[BEGIN]

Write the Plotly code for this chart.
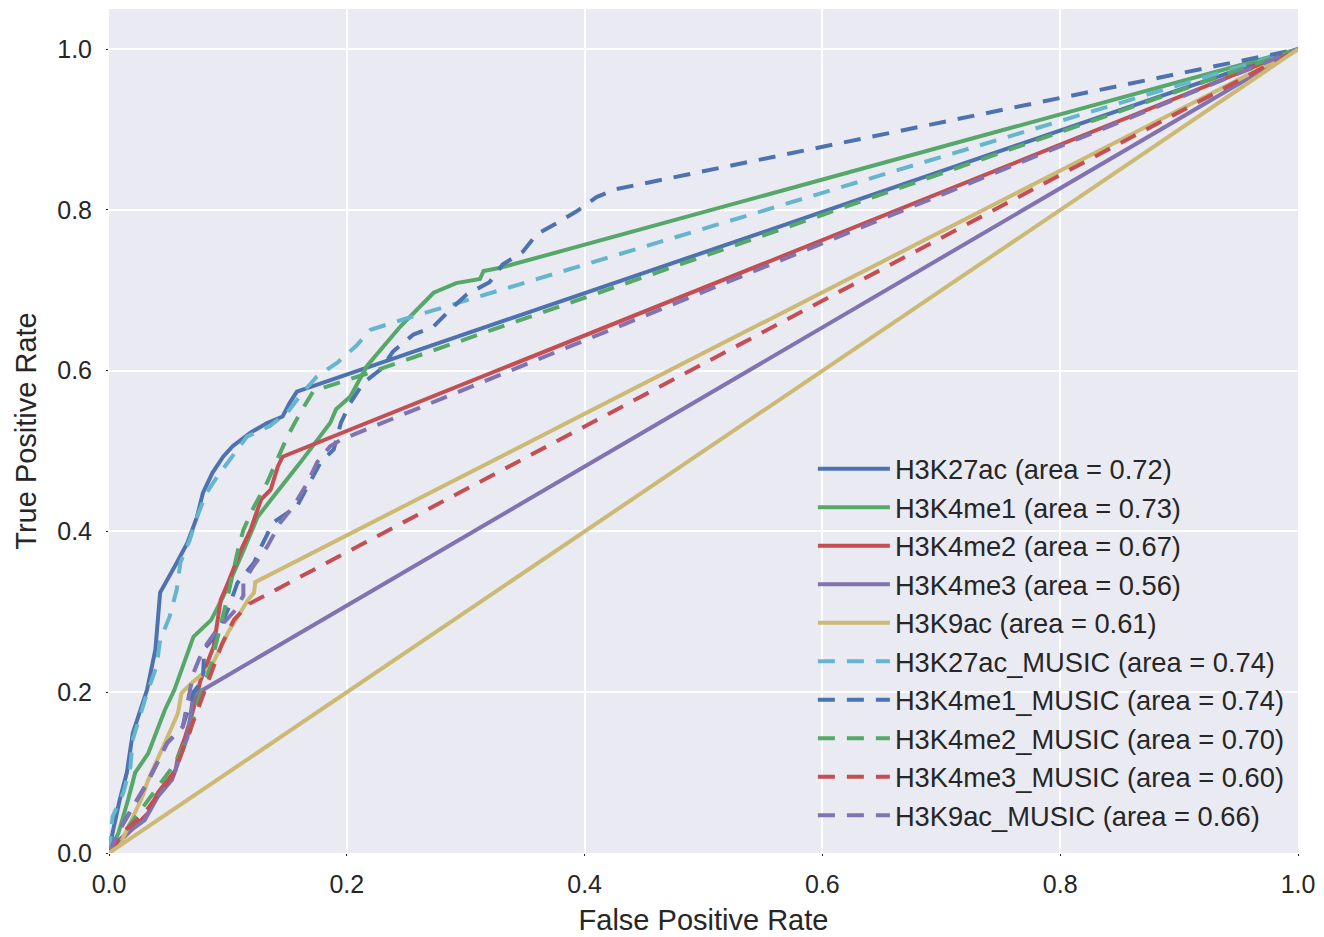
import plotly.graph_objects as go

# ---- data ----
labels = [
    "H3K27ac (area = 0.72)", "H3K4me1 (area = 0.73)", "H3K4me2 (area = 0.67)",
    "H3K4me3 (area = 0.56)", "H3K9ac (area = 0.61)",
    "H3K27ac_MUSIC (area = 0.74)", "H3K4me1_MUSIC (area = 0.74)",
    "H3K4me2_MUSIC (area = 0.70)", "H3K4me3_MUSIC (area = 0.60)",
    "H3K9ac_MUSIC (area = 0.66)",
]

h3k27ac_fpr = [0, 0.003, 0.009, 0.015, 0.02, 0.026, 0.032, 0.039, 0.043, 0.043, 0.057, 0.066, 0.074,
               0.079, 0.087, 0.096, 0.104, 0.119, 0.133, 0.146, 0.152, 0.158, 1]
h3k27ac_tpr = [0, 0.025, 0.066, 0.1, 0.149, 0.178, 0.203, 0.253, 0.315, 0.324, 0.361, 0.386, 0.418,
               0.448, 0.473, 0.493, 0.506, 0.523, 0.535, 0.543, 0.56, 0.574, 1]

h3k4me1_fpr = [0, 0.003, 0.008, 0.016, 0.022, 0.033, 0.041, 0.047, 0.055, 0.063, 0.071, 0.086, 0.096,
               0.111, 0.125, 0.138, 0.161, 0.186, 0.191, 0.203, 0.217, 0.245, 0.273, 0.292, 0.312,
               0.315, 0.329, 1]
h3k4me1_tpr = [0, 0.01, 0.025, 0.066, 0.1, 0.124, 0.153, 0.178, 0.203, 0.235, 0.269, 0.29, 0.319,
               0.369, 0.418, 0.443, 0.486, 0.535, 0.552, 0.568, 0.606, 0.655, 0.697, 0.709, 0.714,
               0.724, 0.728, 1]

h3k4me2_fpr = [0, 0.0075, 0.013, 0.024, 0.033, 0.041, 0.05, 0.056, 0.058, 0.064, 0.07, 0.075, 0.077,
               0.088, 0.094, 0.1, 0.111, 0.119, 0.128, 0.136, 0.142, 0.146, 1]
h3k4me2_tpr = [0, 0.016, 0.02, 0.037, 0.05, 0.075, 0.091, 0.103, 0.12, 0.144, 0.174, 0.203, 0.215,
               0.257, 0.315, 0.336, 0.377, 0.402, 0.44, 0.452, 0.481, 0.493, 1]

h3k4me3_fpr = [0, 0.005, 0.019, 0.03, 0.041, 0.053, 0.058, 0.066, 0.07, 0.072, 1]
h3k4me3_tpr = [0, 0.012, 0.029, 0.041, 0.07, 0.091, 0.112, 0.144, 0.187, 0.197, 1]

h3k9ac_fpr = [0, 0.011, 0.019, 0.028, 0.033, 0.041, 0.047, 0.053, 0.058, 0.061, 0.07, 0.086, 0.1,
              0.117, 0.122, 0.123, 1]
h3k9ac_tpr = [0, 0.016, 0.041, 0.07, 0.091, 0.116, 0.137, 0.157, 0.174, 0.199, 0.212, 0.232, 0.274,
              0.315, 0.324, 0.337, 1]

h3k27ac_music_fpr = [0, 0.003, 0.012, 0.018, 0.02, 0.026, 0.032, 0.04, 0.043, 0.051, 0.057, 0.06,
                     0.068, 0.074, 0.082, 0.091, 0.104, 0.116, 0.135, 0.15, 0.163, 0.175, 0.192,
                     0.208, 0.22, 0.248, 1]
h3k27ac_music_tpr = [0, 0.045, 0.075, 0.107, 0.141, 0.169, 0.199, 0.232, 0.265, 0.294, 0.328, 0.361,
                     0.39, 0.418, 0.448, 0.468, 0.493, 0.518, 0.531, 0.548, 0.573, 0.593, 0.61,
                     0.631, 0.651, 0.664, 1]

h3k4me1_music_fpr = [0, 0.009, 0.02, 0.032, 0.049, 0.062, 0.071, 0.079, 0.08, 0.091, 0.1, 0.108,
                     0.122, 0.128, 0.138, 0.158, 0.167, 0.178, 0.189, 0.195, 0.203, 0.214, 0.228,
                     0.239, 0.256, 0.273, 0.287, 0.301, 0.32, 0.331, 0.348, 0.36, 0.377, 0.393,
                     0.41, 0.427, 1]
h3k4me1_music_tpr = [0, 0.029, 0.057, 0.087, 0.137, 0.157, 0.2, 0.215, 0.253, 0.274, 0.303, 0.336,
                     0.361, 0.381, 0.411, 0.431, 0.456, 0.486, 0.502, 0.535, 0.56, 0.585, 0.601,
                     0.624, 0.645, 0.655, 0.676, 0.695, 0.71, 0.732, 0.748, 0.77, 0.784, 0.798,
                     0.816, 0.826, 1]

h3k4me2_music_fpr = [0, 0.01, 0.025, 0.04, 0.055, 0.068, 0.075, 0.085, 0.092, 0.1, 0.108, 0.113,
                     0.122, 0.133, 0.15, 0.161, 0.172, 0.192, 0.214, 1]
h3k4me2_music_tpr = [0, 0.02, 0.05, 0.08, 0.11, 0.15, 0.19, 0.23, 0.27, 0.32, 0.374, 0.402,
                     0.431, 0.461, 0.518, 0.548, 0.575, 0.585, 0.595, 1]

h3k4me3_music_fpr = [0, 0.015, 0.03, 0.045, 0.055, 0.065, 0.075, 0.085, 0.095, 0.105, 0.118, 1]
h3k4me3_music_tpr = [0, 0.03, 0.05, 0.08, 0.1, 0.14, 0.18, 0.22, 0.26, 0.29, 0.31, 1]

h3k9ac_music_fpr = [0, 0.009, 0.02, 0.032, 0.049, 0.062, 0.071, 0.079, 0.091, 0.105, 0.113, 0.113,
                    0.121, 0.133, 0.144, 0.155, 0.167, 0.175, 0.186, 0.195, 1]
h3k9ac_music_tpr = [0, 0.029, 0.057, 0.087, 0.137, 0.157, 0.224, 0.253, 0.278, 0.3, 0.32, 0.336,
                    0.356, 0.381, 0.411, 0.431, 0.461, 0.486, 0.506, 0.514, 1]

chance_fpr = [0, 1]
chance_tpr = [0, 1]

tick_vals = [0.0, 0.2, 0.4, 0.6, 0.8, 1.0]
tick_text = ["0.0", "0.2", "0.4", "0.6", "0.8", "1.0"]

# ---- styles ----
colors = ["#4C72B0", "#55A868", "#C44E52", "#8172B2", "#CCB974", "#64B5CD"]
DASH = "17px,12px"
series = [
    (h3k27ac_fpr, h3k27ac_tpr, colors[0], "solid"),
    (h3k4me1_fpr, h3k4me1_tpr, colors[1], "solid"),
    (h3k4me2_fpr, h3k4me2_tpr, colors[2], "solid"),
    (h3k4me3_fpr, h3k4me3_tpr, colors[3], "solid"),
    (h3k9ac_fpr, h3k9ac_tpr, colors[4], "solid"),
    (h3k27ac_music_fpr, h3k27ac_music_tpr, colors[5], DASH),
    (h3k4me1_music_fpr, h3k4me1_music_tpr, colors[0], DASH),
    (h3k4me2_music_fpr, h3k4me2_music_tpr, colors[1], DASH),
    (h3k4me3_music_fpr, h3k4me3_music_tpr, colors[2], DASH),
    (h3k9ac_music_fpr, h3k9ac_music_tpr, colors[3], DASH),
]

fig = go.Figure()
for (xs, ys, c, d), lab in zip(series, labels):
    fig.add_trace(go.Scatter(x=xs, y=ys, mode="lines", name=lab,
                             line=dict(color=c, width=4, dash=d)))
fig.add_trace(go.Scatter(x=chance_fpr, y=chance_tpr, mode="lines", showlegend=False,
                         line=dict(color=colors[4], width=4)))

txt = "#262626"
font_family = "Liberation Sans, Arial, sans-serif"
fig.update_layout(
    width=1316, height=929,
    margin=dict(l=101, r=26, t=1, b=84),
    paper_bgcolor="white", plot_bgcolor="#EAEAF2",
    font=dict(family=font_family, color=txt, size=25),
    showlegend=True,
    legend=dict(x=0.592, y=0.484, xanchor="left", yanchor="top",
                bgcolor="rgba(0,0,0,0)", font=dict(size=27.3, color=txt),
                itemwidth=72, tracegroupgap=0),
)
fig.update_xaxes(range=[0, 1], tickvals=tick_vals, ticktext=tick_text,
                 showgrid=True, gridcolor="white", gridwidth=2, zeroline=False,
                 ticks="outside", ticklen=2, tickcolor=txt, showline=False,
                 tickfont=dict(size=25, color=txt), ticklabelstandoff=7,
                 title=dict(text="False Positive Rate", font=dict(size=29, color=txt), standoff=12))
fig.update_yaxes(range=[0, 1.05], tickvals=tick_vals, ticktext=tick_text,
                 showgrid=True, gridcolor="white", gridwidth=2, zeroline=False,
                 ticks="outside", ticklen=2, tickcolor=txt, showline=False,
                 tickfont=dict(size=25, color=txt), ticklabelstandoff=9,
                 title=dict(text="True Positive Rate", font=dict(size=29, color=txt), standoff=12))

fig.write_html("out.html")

[END]

EXERCISE -
Repeat the listing above exactly from its first line to the line containing "import plotly.graph_objects as go", both included, and omit the pictures.

PROBLEM SOLUTION -
Write the Plotly code for this chart.
import plotly.graph_objects as go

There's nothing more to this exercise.